● **GIVEN MATERIAL**
== == ==
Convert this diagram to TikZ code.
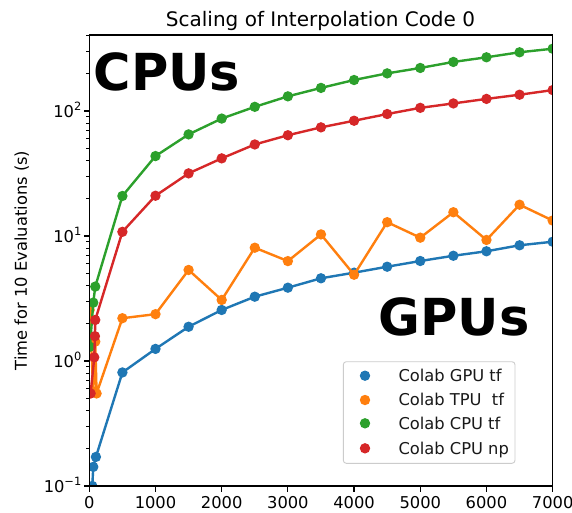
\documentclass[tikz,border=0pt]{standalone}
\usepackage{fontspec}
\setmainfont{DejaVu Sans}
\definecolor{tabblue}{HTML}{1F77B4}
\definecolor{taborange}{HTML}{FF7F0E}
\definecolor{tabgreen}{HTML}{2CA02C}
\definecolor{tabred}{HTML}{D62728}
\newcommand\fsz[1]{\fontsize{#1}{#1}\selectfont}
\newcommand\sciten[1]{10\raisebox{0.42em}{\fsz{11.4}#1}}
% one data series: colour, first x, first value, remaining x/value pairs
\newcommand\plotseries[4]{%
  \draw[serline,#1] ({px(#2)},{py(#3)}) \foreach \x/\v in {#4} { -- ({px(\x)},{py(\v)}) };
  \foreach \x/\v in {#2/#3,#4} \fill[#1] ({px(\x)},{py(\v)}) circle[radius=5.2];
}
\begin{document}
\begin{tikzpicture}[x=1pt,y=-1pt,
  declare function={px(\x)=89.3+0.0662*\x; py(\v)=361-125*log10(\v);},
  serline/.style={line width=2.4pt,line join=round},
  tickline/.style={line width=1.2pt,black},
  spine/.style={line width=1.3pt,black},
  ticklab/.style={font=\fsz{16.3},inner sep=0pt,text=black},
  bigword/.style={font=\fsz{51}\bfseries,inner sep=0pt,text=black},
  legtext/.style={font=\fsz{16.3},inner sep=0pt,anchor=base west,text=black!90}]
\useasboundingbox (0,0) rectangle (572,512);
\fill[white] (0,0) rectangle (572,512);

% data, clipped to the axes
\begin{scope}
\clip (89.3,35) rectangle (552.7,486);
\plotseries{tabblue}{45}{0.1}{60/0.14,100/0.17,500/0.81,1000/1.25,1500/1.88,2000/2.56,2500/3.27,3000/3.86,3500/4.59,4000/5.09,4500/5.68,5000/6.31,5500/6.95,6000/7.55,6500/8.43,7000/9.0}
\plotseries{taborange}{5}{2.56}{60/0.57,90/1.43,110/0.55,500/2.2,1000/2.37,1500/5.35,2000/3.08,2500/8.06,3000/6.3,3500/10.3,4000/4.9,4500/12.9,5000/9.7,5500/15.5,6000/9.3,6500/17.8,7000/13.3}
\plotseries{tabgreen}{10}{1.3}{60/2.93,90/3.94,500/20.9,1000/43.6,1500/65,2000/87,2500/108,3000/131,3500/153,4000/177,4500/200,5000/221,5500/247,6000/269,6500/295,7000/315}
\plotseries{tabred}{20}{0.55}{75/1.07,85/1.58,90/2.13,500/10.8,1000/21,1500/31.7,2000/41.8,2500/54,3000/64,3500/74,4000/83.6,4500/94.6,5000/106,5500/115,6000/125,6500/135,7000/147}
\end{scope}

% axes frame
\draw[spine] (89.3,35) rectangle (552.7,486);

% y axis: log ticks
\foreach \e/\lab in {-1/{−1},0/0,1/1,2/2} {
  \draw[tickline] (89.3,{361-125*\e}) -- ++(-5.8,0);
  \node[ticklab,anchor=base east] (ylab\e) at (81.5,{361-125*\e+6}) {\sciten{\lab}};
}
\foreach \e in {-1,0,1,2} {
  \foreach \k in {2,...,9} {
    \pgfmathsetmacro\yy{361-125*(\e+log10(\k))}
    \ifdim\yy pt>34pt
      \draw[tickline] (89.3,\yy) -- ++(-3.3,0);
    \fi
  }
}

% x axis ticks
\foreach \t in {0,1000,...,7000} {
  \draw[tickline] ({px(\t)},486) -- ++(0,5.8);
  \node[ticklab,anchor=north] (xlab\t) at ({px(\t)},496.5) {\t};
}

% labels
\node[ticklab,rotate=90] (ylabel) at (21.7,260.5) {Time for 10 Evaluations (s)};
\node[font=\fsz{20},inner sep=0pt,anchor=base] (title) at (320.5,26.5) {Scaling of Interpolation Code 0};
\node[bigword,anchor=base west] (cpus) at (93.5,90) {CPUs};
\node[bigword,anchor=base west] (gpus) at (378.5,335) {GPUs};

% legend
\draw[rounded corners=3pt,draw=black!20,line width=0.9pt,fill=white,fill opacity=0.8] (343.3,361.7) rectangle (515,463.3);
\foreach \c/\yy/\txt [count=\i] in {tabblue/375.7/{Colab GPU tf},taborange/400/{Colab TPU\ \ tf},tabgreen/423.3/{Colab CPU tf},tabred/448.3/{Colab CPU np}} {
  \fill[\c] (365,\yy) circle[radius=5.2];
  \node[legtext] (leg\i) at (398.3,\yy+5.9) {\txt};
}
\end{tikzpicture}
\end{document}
== == ==
● **WHAT THE TASK ASKS**
Every line of the data should be copied as it stands, without the images.

● **THE RESULT**
Convert this diagram to TikZ code.
\documentclass[tikz,border=0pt]{standalone}
\usepackage{fontspec}
\setmainfont{DejaVu Sans}
\definecolor{tabblue}{HTML}{1F77B4}
\definecolor{taborange}{HTML}{FF7F0E}
\definecolor{tabgreen}{HTML}{2CA02C}
\definecolor{tabred}{HTML}{D62728}
\newcommand\fsz[1]{\fontsize{#1}{#1}\selectfont}
\newcommand\sciten[1]{10\raisebox{0.42em}{\fsz{11.4}#1}}
% one data series: colour, first x, first value, remaining x/value pairs
\newcommand\plotseries[4]{%
  \draw[serline,#1] ({px(#2)},{py(#3)}) \foreach \x/\v in {#4} { -- ({px(\x)},{py(\v)}) };
  \foreach \x/\v in {#2/#3,#4} \fill[#1] ({px(\x)},{py(\v)}) circle[radius=5.2];
}
\begin{document}
\begin{tikzpicture}[x=1pt,y=-1pt,
  declare function={px(\x)=89.3+0.0662*\x; py(\v)=361-125*log10(\v);},
  serline/.style={line width=2.4pt,line join=round},
  tickline/.style={line width=1.2pt,black},
  spine/.style={line width=1.3pt,black},
  ticklab/.style={font=\fsz{16.3},inner sep=0pt,text=black},
  bigword/.style={font=\fsz{51}\bfseries,inner sep=0pt,text=black},
  legtext/.style={font=\fsz{16.3},inner sep=0pt,anchor=base west,text=black!90}]
\useasboundingbox (0,0) rectangle (572,512);
\fill[white] (0,0) rectangle (572,512);

% data, clipped to the axes
\begin{scope}
\clip (89.3,35) rectangle (552.7,486);
\plotseries{tabblue}{45}{0.1}{60/0.14,100/0.17,500/0.81,1000/1.25,1500/1.88,2000/2.56,2500/3.27,3000/3.86,3500/4.59,4000/5.09,4500/5.68,5000/6.31,5500/6.95,6000/7.55,6500/8.43,7000/9.0}
\plotseries{taborange}{5}{2.56}{60/0.57,90/1.43,110/0.55,500/2.2,1000/2.37,1500/5.35,2000/3.08,2500/8.06,3000/6.3,3500/10.3,4000/4.9,4500/12.9,5000/9.7,5500/15.5,6000/9.3,6500/17.8,7000/13.3}
\plotseries{tabgreen}{10}{1.3}{60/2.93,90/3.94,500/20.9,1000/43.6,1500/65,2000/87,2500/108,3000/131,3500/153,4000/177,4500/200,5000/221,5500/247,6000/269,6500/295,7000/315}
\plotseries{tabred}{20}{0.55}{75/1.07,85/1.58,90/2.13,500/10.8,1000/21,1500/31.7,2000/41.8,2500/54,3000/64,3500/74,4000/83.6,4500/94.6,5000/106,5500/115,6000/125,6500/135,7000/147}
\end{scope}

% axes frame
\draw[spine] (89.3,35) rectangle (552.7,486);

% y axis: log ticks
\foreach \e/\lab in {-1/{−1},0/0,1/1,2/2} {
  \draw[tickline] (89.3,{361-125*\e}) -- ++(-5.8,0);
  \node[ticklab,anchor=base east] (ylab\e) at (81.5,{361-125*\e+6}) {\sciten{\lab}};
}
\foreach \e in {-1,0,1,2} {
  \foreach \k in {2,...,9} {
    \pgfmathsetmacro\yy{361-125*(\e+log10(\k))}
    \ifdim\yy pt>34pt
      \draw[tickline] (89.3,\yy) -- ++(-3.3,0);
    \fi
  }
}

% x axis ticks
\foreach \t in {0,1000,...,7000} {
  \draw[tickline] ({px(\t)},486) -- ++(0,5.8);
  \node[ticklab,anchor=north] (xlab\t) at ({px(\t)},496.5) {\t};
}

% labels
\node[ticklab,rotate=90] (ylabel) at (21.7,260.5) {Time for 10 Evaluations (s)};
\node[font=\fsz{20},inner sep=0pt,anchor=base] (title) at (320.5,26.5) {Scaling of Interpolation Code 0};
\node[bigword,anchor=base west] (cpus) at (93.5,90) {CPUs};
\node[bigword,anchor=base west] (gpus) at (378.5,335) {GPUs};

% legend
\draw[rounded corners=3pt,draw=black!20,line width=0.9pt,fill=white,fill opacity=0.8] (343.3,361.7) rectangle (515,463.3);
\foreach \c/\yy/\txt [count=\i] in {tabblue/375.7/{Colab GPU tf},taborange/400/{Colab TPU\ \ tf},tabgreen/423.3/{Colab CPU tf},tabred/448.3/{Colab CPU np}} {
  \fill[\c] (365,\yy) circle[radius=5.2];
  \node[legtext] (leg\i) at (398.3,\yy+5.9) {\txt};
}
\end{tikzpicture}
\end{document}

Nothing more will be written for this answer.